Task directions: Repeat the listing exactly as given, omitting every image.

━━ Material

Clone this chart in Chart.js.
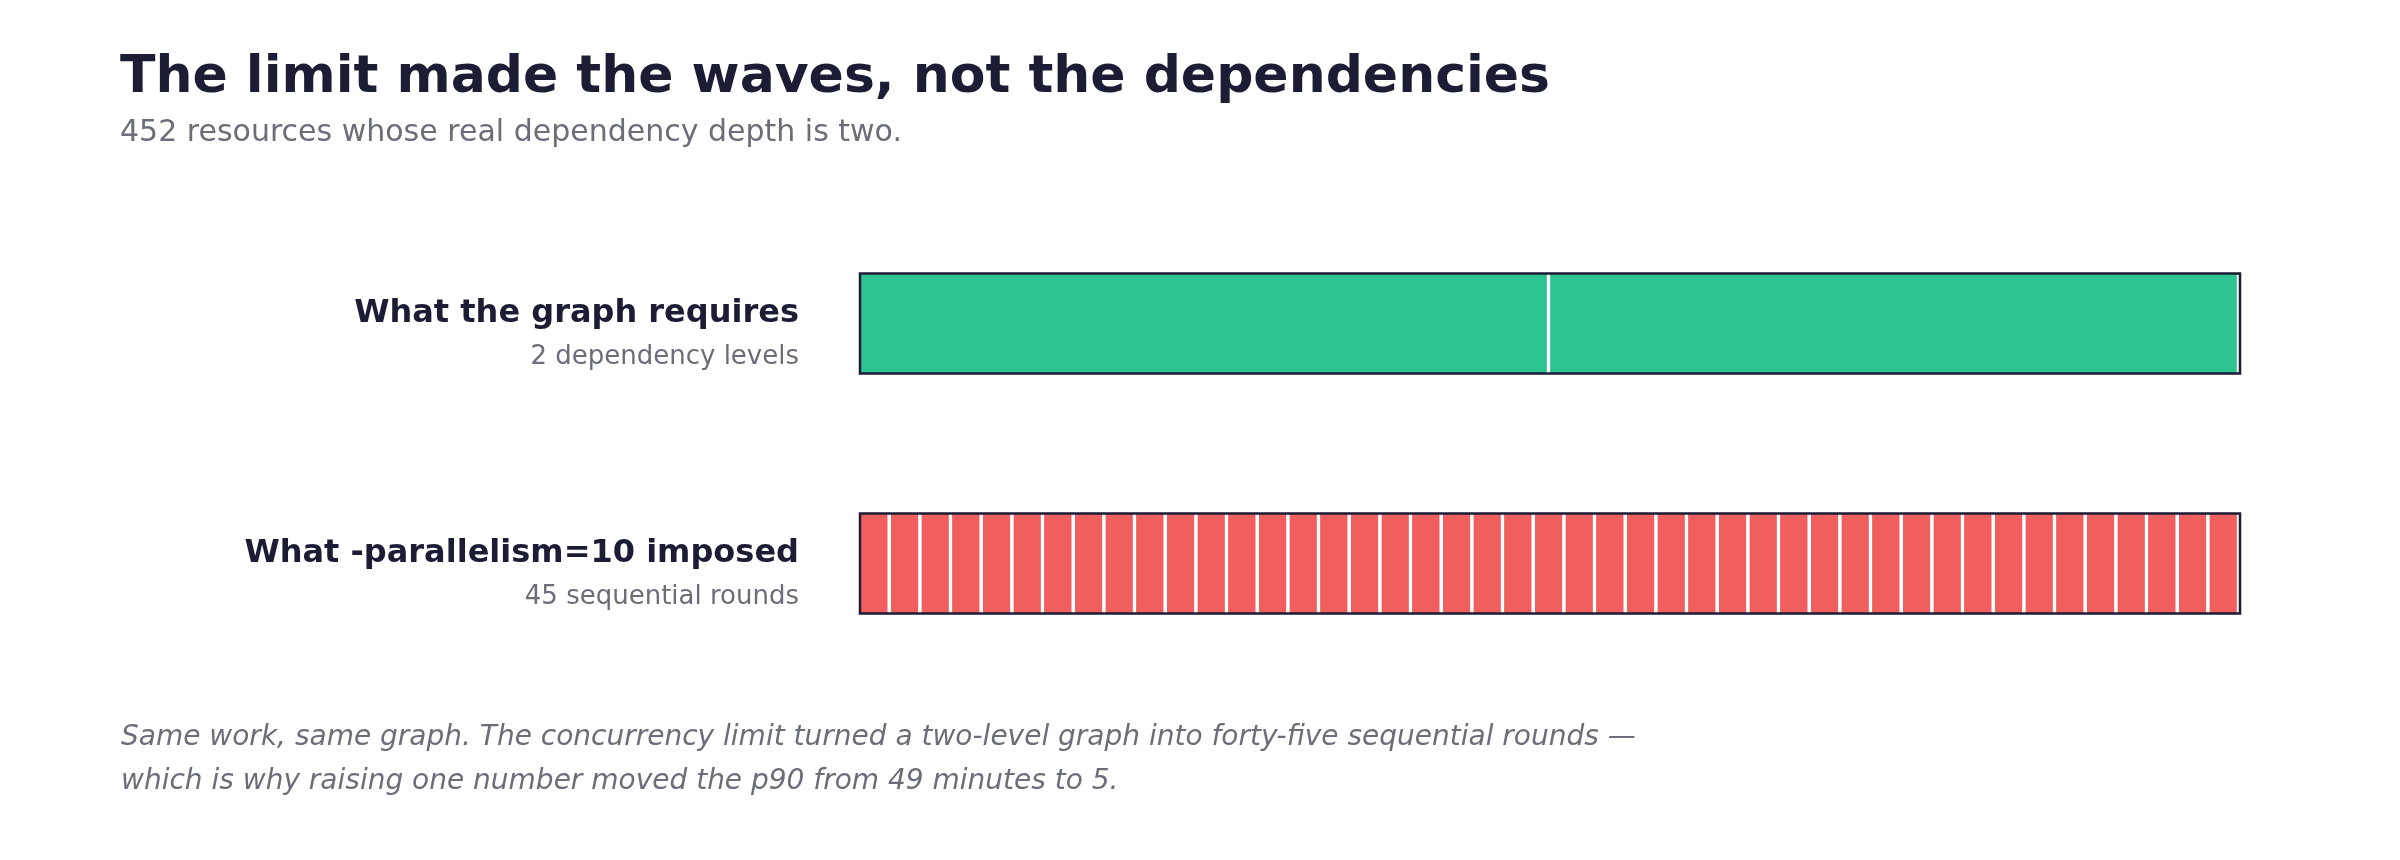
<!DOCTYPE html>
<html>
<head>
<meta charset="utf-8">
<title>The limit made the waves, not the dependencies</title>
<script src="https://cdn.jsdelivr.net/npm/chart.js@4.4.1/dist/chart.umd.min.js"></script>
<style>
    html, body {
        margin: 0;
        padding: 0;
        background: #ffffff;
    }
    body {
        width: 2400px;
        height: 860px;
        position: relative;
        overflow: hidden;
        font-family: "DejaVu Sans", sans-serif;
    }
    #chartWrap {
        position: absolute;
        left: 0;
        top: 0;
        width: 2400px;
        height: 860px;
    }
    .title {
        position: absolute;
        left: 120px;
        top: 48px;
        font-size: 52px;
        line-height: 52px;
        font-weight: bold;
        color: #1c1d35;
        white-space: nowrap;
    }
    .subtitle {
        position: absolute;
        left: 120px;
        top: 116px;
        font-size: 30px;
        line-height: 30px;
        color: #6b6e78;
        white-space: nowrap;
    }
    .note {
        position: absolute;
        left: 121px;
        top: 714px;
        font-size: 28px;
        line-height: 44px;
        font-style: italic;
        color: #6b6e78;
        white-space: nowrap;
    }
</style>
</head>
<body>
<div id="chartWrap"><canvas id="waveChart"></canvas></div>
<div class="title">The limit made the waves, not the dependencies</div>
<div class="subtitle">452 resources whose real dependency depth is two.</div>
<div class="note">Same work, same graph. The concurrency limit turned a two-level graph into forty-five sequential rounds —<br>which is why raising one number moved the p90 from 49 minutes to 5.</div>

<script>
// rows of the chart
const rowLabels = ['What the graph requires', 'What -parallelism=10 imposed'];
const rowNotes = ['2 dependency levels', '45 sequential rounds'];
const segmentCounts = [2, 45];
const rowColors = ['#2ec492', '#f05e5e'];

const maxSegments = Math.max(...segmentCounts);

// one dataset per segment slot; each row is split into equal parts of its own total
const datasets = [];
for (let i = 0; i < maxSegments; i++) {
    datasets.push({
        data: segmentCounts.map(count => (i < count ? 1 / count : null)),
        backgroundColor: rowColors,
        borderColor: '#ffffff',
        borderWidth: { top: 0, bottom: 0, left: 0, right: 3.5 },
        borderSkipped: false,
        barThickness: 100
    });
}

// dark outline round each whole row + the row labels on the left
const rowDecor = {
    id: 'rowDecor',
    afterDatasetsDraw(chart) {
        const ctx = chart.ctx;
        const x = chart.scales.x;
        const y = chart.scales.y;
        const left = x.getPixelForValue(0);
        const right = x.getPixelForValue(1);

        ctx.save();
        rowLabels.forEach((label, i) => {
            const yc = y.getPixelForValue(i);

            ctx.strokeStyle = '#1c1d35';
            ctx.lineWidth = 2.5;
            ctx.strokeRect(left, yc - 50, right - left, 100);

            ctx.textAlign = 'right';
            ctx.textBaseline = 'alphabetic';
            ctx.fillStyle = '#1c1d35';
            ctx.font = 'bold 32px "DejaVu Sans"';
            ctx.fillText(label, left - 61, yc - 2);

            ctx.fillStyle = '#6b6e78';
            ctx.font = '26px "DejaVu Sans"';
            ctx.fillText(rowNotes[i], left - 61, yc + 40);
        });
        ctx.restore();
    }
};

new Chart(document.getElementById('waveChart').getContext('2d'), {
    type: 'bar',
    data: {
        labels: rowLabels,
        datasets: datasets
    },
    options: {
        indexAxis: 'y',
        responsive: true,
        maintainAspectRatio: false,
        animation: false,
        layout: {
            padding: { left: 860, right: 160, top: 203.5, bottom: 176.5 }
        },
        scales: {
            x: {
                stacked: true,
                min: 0,
                max: 1,
                display: false
            },
            y: {
                stacked: true,
                display: false
            }
        },
        plugins: {
            legend: { display: false },
            tooltip: { enabled: false }
        }
    },
    plugins: [rowDecor]
});
</script>
</body>
</html>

━━━━

Complete output:
Clone this chart in Chart.js.
<!DOCTYPE html>
<html>
<head>
<meta charset="utf-8">
<title>The limit made the waves, not the dependencies</title>
<script src="https://cdn.jsdelivr.net/npm/chart.js@4.4.1/dist/chart.umd.min.js"></script>
<style>
    html, body {
        margin: 0;
        padding: 0;
        background: #ffffff;
    }
    body {
        width: 2400px;
        height: 860px;
        position: relative;
        overflow: hidden;
        font-family: "DejaVu Sans", sans-serif;
    }
    #chartWrap {
        position: absolute;
        left: 0;
        top: 0;
        width: 2400px;
        height: 860px;
    }
    .title {
        position: absolute;
        left: 120px;
        top: 48px;
        font-size: 52px;
        line-height: 52px;
        font-weight: bold;
        color: #1c1d35;
        white-space: nowrap;
    }
    .subtitle {
        position: absolute;
        left: 120px;
        top: 116px;
        font-size: 30px;
        line-height: 30px;
        color: #6b6e78;
        white-space: nowrap;
    }
    .note {
        position: absolute;
        left: 121px;
        top: 714px;
        font-size: 28px;
        line-height: 44px;
        font-style: italic;
        color: #6b6e78;
        white-space: nowrap;
    }
</style>
</head>
<body>
<div id="chartWrap"><canvas id="waveChart"></canvas></div>
<div class="title">The limit made the waves, not the dependencies</div>
<div class="subtitle">452 resources whose real dependency depth is two.</div>
<div class="note">Same work, same graph. The concurrency limit turned a two-level graph into forty-five sequential rounds —<br>which is why raising one number moved the p90 from 49 minutes to 5.</div>

<script>
// rows of the chart
const rowLabels = ['What the graph requires', 'What -parallelism=10 imposed'];
const rowNotes = ['2 dependency levels', '45 sequential rounds'];
const segmentCounts = [2, 45];
const rowColors = ['#2ec492', '#f05e5e'];

const maxSegments = Math.max(...segmentCounts);

// one dataset per segment slot; each row is split into equal parts of its own total
const datasets = [];
for (let i = 0; i < maxSegments; i++) {
    datasets.push({
        data: segmentCounts.map(count => (i < count ? 1 / count : null)),
        backgroundColor: rowColors,
        borderColor: '#ffffff',
        borderWidth: { top: 0, bottom: 0, left: 0, right: 3.5 },
        borderSkipped: false,
        barThickness: 100
    });
}

// dark outline round each whole row + the row labels on the left
const rowDecor = {
    id: 'rowDecor',
    afterDatasetsDraw(chart) {
        const ctx = chart.ctx;
        const x = chart.scales.x;
        const y = chart.scales.y;
        const left = x.getPixelForValue(0);
        const right = x.getPixelForValue(1);

        ctx.save();
        rowLabels.forEach((label, i) => {
            const yc = y.getPixelForValue(i);

            ctx.strokeStyle = '#1c1d35';
            ctx.lineWidth = 2.5;
            ctx.strokeRect(left, yc - 50, right - left, 100);

            ctx.textAlign = 'right';
            ctx.textBaseline = 'alphabetic';
            ctx.fillStyle = '#1c1d35';
            ctx.font = 'bold 32px "DejaVu Sans"';
            ctx.fillText(label, left - 61, yc - 2);

            ctx.fillStyle = '#6b6e78';
            ctx.font = '26px "DejaVu Sans"';
            ctx.fillText(rowNotes[i], left - 61, yc + 40);
        });
        ctx.restore();
    }
};

new Chart(document.getElementById('waveChart').getContext('2d'), {
    type: 'bar',
    data: {
        labels: rowLabels,
        datasets: datasets
    },
    options: {
        indexAxis: 'y',
        responsive: true,
        maintainAspectRatio: false,
        animation: false,
        layout: {
            padding: { left: 860, right: 160, top: 203.5, bottom: 176.5 }
        },
        scales: {
            x: {
                stacked: true,
                min: 0,
                max: 1,
                display: false
            },
            y: {
                stacked: true,
                display: false
            }
        },
        plugins: {
            legend: { display: false },
            tooltip: { enabled: false }
        }
    },
    plugins: [rowDecor]
});
</script>
</body>
</html>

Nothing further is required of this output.